On another topic, the group said children receiving pre-exposure rabies vaccination can receive two rather than three doses, similar to a change recommended earlier this year for adults.
Jun 24 Stat story
Jun 24 AAP News story

 

Backyard poultry Salmonella outbreak grows to 474 cases, 1 death

A US Salmonella outbreak linked to backyard poultry has grown by 311 cases, to 474 illnesses, and the CDC has reported the first outbreak death, according to a CDC update yesterday.

Three more states are affected (46 total) and a new serotype has been added (Salmonella Mbandaka) since the CDC’s first notice of the outbreak on May 20, and 41% of isolates have shown some degree of antibiotic resistance, the agency noted. Of 334 people with information available, 103 (31%) have been hospitalized, up from 34 on May 20. An Indiana patient has died.

Illness-onset dates range from Dec 15, 2020, to Jun 4, 2021, and 58% of case-patients are female. Patient ages range from less than 1 to 97 years, with a median age of 31, and 139 patients (30%) are children younger than 5 years.

Of 271 people interviewed, 209 (77%) reported contact with backyard poultry before getting sick.

“Epidemiologic and laboratory data show that contact with backyard poultry is making people sick,” the CDC says. “The true number of sick people in an outbreak is likely much higher than the number reported, and the outbreak may not be limited to the states with known illnesses.”

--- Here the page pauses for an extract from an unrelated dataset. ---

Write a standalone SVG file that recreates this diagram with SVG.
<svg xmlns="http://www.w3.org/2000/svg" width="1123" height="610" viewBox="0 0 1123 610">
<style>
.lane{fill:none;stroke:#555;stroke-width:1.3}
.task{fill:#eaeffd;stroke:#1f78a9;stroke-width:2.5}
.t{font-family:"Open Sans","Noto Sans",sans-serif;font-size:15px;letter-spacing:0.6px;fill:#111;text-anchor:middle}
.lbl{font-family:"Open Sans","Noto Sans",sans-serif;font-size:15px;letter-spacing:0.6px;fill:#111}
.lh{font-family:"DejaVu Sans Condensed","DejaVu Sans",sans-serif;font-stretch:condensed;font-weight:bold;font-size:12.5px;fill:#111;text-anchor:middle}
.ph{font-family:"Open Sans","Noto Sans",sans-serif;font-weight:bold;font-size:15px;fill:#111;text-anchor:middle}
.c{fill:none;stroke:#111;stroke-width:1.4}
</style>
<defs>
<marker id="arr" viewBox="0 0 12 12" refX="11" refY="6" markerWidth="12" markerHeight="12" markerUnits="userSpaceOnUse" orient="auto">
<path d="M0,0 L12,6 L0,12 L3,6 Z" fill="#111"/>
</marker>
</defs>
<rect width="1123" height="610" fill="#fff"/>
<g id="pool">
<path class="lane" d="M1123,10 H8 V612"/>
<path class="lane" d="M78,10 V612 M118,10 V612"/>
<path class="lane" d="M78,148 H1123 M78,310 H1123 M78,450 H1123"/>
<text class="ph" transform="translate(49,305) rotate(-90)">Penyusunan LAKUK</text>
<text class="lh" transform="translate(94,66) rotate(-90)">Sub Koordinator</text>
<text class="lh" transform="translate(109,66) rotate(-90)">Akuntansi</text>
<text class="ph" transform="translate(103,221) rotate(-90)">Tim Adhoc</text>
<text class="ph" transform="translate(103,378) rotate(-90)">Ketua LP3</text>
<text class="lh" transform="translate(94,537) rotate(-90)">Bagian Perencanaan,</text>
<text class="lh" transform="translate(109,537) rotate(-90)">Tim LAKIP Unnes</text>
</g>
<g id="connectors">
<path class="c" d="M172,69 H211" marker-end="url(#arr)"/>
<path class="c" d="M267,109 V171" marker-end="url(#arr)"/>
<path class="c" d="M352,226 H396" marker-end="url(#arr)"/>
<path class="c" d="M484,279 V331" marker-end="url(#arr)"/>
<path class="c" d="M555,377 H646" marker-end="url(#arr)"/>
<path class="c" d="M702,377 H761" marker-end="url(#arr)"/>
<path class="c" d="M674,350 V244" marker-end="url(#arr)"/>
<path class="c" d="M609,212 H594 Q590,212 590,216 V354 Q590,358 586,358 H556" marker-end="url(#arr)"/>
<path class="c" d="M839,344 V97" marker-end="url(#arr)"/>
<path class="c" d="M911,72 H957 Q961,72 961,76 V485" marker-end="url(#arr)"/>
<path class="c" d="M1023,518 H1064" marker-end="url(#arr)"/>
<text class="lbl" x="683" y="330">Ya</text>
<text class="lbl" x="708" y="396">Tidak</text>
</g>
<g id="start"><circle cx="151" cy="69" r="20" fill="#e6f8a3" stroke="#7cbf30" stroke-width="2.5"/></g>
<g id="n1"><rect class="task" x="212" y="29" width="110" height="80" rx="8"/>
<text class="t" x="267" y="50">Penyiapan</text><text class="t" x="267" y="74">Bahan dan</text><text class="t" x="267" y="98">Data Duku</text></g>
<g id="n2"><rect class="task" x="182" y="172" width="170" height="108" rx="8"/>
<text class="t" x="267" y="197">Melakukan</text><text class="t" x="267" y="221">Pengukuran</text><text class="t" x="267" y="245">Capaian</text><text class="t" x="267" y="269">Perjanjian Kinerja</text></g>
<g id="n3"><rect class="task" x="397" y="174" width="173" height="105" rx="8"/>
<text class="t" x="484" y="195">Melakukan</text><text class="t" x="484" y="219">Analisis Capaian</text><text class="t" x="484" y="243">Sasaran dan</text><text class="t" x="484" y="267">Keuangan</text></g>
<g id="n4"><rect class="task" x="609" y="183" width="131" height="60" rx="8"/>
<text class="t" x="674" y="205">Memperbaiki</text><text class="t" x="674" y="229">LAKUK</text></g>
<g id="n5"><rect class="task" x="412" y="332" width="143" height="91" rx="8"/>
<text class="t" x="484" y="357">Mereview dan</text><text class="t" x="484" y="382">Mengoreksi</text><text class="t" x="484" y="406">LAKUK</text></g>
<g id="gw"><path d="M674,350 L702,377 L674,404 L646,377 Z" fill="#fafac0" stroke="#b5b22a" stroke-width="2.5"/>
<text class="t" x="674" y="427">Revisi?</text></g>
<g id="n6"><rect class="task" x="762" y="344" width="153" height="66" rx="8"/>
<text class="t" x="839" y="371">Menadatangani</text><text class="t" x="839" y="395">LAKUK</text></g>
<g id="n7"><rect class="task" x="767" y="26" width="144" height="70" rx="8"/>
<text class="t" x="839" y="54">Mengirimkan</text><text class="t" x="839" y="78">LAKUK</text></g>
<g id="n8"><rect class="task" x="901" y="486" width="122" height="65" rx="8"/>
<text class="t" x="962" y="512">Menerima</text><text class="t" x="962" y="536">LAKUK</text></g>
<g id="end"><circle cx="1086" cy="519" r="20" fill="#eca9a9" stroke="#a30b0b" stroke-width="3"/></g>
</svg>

The agency recommends no close contact, such as snuggling, with backyard poultry, and to buy the animals from hatcheries that take steps to reduce Salmonella. Those who raise backyard birds should always wash their hands with soap and water immediately after touching poultry, their eggs, or their surroundings.
Jun 24 CDC update
Jun 24 CDC
investigation details
May 21
CIDRAP News scan on initial outbreak notice

 

Third monkeypox case identified in UK index patient’s household

Officials confirmed a third monkeypox case in North Wales, England, according to the North Wales Chronicle yesterday. Both the new case and the second case involve people in the same household as the index patient, who had imported the disease when he or she traveled from Nigeria and followed COVID-19 quarantining procedures.

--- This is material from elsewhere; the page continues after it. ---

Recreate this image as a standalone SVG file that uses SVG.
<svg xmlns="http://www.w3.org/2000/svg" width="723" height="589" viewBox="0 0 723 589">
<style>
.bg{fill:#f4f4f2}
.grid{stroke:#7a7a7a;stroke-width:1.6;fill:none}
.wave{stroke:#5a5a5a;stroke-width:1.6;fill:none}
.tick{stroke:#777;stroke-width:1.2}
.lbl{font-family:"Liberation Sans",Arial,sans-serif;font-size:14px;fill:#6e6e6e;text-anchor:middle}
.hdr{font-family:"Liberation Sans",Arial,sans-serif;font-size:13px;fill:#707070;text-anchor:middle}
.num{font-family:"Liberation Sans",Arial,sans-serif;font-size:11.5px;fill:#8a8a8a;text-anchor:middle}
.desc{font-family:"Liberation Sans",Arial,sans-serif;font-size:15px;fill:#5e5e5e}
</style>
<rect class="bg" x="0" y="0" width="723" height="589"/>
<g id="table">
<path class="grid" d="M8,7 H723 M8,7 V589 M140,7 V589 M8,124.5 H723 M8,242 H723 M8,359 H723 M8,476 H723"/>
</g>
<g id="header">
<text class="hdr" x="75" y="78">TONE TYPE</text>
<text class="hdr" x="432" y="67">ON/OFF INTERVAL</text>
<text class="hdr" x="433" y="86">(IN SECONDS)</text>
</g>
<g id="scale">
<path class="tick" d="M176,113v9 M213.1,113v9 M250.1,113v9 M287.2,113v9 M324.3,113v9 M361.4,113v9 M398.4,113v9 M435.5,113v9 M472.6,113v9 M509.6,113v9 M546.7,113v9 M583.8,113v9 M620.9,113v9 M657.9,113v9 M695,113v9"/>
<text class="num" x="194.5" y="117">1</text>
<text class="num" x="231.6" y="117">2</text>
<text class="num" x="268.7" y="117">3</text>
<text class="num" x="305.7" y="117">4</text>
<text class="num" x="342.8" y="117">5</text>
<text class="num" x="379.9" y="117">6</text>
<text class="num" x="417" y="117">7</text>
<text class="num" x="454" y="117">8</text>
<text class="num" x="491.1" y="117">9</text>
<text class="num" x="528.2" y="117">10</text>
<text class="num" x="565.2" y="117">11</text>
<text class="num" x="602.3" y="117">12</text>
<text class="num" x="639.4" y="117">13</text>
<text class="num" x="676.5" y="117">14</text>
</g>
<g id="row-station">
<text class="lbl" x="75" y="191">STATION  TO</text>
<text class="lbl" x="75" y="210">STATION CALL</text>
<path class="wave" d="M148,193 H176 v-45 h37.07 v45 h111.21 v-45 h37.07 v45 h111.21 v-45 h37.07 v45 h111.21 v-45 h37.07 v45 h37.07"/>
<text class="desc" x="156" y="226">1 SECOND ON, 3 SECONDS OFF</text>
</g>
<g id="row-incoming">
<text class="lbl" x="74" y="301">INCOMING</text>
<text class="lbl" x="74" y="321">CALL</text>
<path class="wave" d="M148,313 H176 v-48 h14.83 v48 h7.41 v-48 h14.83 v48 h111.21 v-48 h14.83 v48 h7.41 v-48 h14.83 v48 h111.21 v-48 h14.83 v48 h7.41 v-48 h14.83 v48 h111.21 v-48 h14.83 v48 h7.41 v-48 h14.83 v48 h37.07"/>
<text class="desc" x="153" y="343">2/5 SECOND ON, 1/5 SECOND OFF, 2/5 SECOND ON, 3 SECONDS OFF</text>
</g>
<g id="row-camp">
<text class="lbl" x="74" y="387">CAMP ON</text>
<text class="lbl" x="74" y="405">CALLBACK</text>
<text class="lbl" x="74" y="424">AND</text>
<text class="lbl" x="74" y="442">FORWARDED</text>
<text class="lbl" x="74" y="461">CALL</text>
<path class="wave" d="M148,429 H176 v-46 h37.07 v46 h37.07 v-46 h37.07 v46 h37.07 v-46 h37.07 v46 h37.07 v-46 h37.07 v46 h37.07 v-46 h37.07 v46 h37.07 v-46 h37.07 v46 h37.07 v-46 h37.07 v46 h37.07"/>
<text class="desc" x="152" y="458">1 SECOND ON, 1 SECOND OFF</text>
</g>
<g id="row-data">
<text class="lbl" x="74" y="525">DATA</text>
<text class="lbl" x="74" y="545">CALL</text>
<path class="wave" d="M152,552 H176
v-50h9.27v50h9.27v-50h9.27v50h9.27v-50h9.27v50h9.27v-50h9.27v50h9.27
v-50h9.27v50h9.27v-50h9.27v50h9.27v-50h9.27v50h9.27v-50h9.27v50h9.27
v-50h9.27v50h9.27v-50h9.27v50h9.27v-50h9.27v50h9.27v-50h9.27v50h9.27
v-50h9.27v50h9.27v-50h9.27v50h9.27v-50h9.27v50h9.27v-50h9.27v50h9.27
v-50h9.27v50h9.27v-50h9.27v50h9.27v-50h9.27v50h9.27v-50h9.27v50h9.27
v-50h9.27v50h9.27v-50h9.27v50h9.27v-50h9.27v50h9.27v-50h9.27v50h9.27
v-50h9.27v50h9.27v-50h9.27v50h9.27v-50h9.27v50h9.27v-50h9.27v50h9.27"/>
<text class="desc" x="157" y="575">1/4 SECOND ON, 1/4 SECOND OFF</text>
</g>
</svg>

The story said that while the index patient has already made a full recovery, is not an infection risk, and has been discharged, the other two patients are still in the hospital. Public Health Wales and Public Health England are both monitoring the cases, and all close contacts have been identified.

Richard Firth, MPH, consultant in health protection at Public Health Wales, told North Wales Chronicle, “Confirmed cases of Monkeypox are a rare event in the UK, and the risk to the general public is very low.”

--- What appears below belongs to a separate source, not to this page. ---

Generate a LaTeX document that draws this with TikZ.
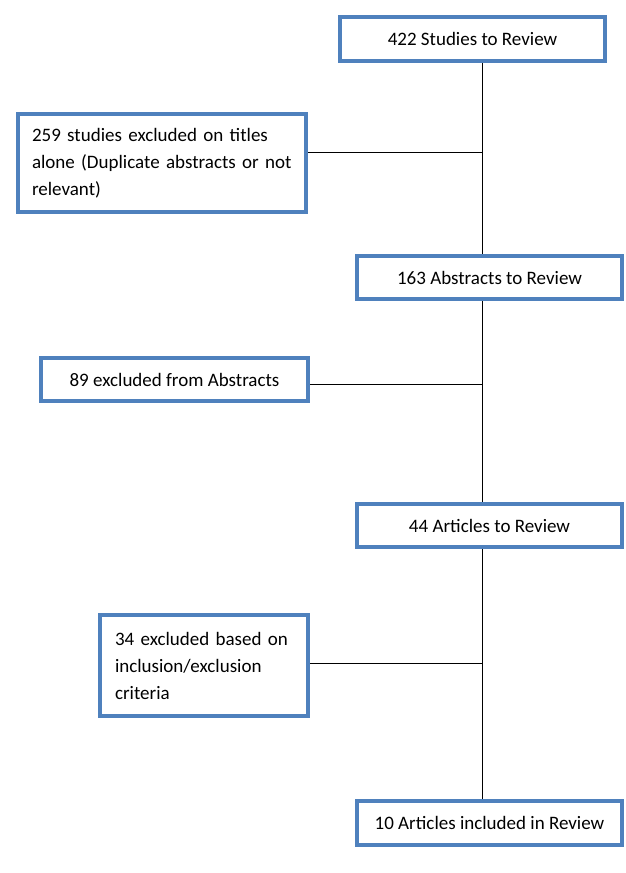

Monkeypox is endemic in central and West African countries, and it usually presents with mild symptoms and resolves on its own with no long-term effects.
Jun 24 North Wales Chronicle report
Jun 11 CIDRAP News
scan on first cases

 

Four countries report more vaccine-derived polio cases

Four countries—Tajikistan in central Asia and three in Africa—reported more polio cases over the past week, all involving circulating vaccine-derived poliovirus type 2 (cVDPV2), the Global Polio Eradication Initiative (GPEI) said in its latest update.

Tajikistan reported nine new cases, all in Khatlon province in the southwest near the borders with Afghanistan and Uzbekistan. The latest infections push its total for the year to 15.

In Africa, Ivory Coast reported 1 more cVDPV2 case, which involves a patient from Bafing, which is counted in the 2020 total—now at 61. Nigeria reported 3 more cases, 1 in Yobe and 2 in Jigawa, lifting its 2021 total to 11. Also, South Sudan reported 2 more cases, in Unity and Upper Nile states, bringing its total for the year to 8.